Passing all these small towns with their nice-enough downtowns that no one wants to hang out at after sunset and the slow life of small diners and old gas stations reminds me of home. So many places remind me of home, though the definition of “home” is unclear to me. Some ambiguous, amalgamation of memories from separate times and places but no snap shot image and no specifics. It’s freeing and it’s sad. I am anxious to get off the train.

Train rides force you to slow down and digest your thoughts. I’ve been a jumbled mess but begin sifting as the rail-car grudgingly shattles along. We pass a hundred graffitied love exclamations, “Drew loves Charlotte!”, “Hannah and Amy Forever”, a one lonesome “Will you marry me?” on a the shell of a crumbling bridge. I wonder if Drew still loves Charlotte, if marriages have a weight limit like bridges do. I take another pain pill.

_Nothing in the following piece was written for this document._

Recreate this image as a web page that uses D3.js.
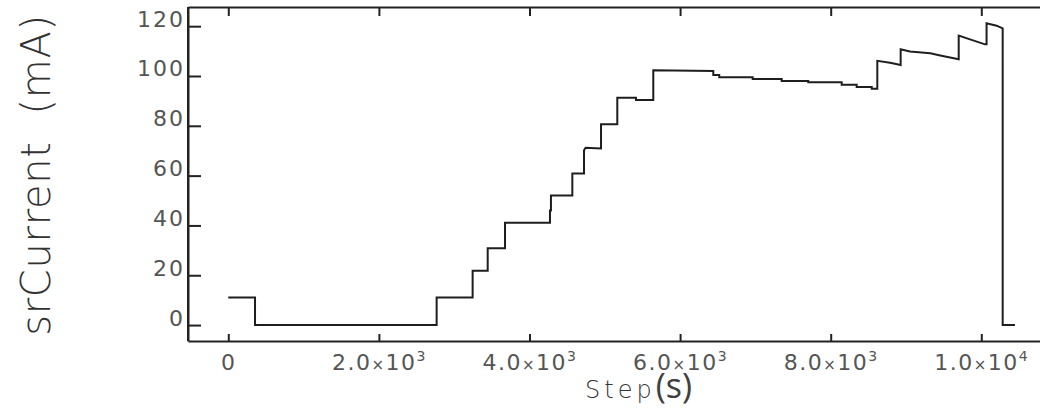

My own examples of love make me a skeptic. Until recently, I thought jealous spurts and tough love and harsh criticism meant someone cares for you, so much so they couldn’t even contain themselves and exploded out of their routine and personality to show you. Past relationships, although unsuccessful, have proven that I respond to that type of attention. After years of pouring love into empty, broken vessels, one starts to feel empty and broken, too. What do we do with all the love we’ve made? Cultivate it like infant seedlings? Tuck it in ripe soul and tenderly wait, pulling weeds as necessary? The issue here is that with beginner gardeners, green thumbs aren’t easy and the ability to single-handedly kill a garden is hereditary, passing down through generations. The issue is that we see green and we think growth, not knowing weed from fruit and not being able to see beneath the soil a war of roots and the fight for energy and space. But, I want to learn.

Metaphors aside, I grew my first tomato plant this summer, those first 2 ripe, robust red bulbs meant so much.

So, what I know of trains and love is that I know nothing about trains or love. But I am infinitely curious and excited to start finding the beauty in the mundane again.